A questão indígena...

Justamente. Os temas eram urbanos. A mobilidade, a violência policial. Não havia cartaz contra os assassinatos no campo. Porque o que está explodindo é a vida na cidade. Os principais urbanistas têm afirmado que pela primeira vez na história do planeta existe mais gente vivendo nas cidades do que no campo - o que é irreversível, inclusive. Nos próximos 30 anos, 90% do crescimento populacional vai se dar nas cidades do hemisfério sul. Essas cidades vão concentrar o grande debate e as grandes contradições urbanas do mundo. É na cidade que essa crise de representatividade e essa crise da democracia afloram. Se tiver que apontar alguma coisa que deveria mudar substancialmente é a radicalização da democracia. É pensar em mecanismos de funcionamento da cidade que possam mudar o eixo de poder.

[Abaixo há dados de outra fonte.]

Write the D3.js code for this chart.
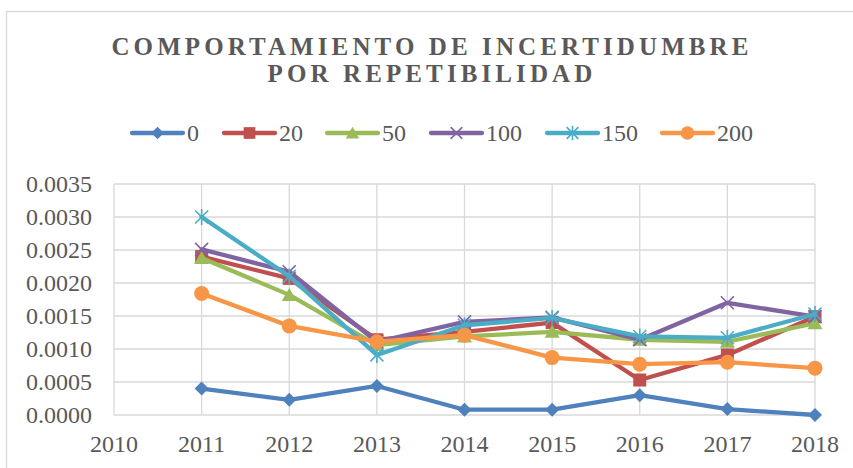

Ações como a que fizemos em Friburgo deveriam ser permanentes por parte do poder público. Não tinha que ser um deputado estranho, um Forrest Gump, chegando aqui para conversar. Isso tinha que ser algo permanente, o prefeito e os vereadores tinham que fazer isso semanalmente. Tinha que haver reunião nos bairros, como fizemos aqui. Em áreas atingidas, como no Córrego Dantas, deveria haver reuniões permanentes, porque quem sabe o que precisa ser feito em cada lugar é quem vive no lugar. Se você visitar o Terra Nova por meia hora, como eu fiz, vai descobrir que os prédios não têm caixa-d’água, o que é inconcebível. Caixa-d’água! A cisterna já é luxo. Os moradores dependem da água que chega da rua... Ou seja, é uma carência elementar, não ouvem o morador. O eixo de poder, fundamentalmente, teria que mudar. As cidades podem e devem se organizar a partir de outro patamar, da participação efetiva das pessoas.


Através do estímulo à organização comunitária, e o diálogo direto com governantes?

Sim, eu defendi isso no Rio de Janeiro. Para que subprefeitura? Por que não trabalhar com conselhos de moradores, utilizando as estruturas do Estado que já existem? Numa cidade como Friburgo, desse tamanho... Seria possível ter um conselho por bairro! É muito mais fácil! Se poderia funcionar no Rio de Janeiro, por que Friburgo não faz? Esse conselho de bairro poderia formular documentos e propostas para o poder público acatar, criando um debate permanente. Porque aí nasce um sentimento de pertencimento, e as pessoas passam a cuidar do lugar em que vivem. Hoje, o que é público não é de ninguém.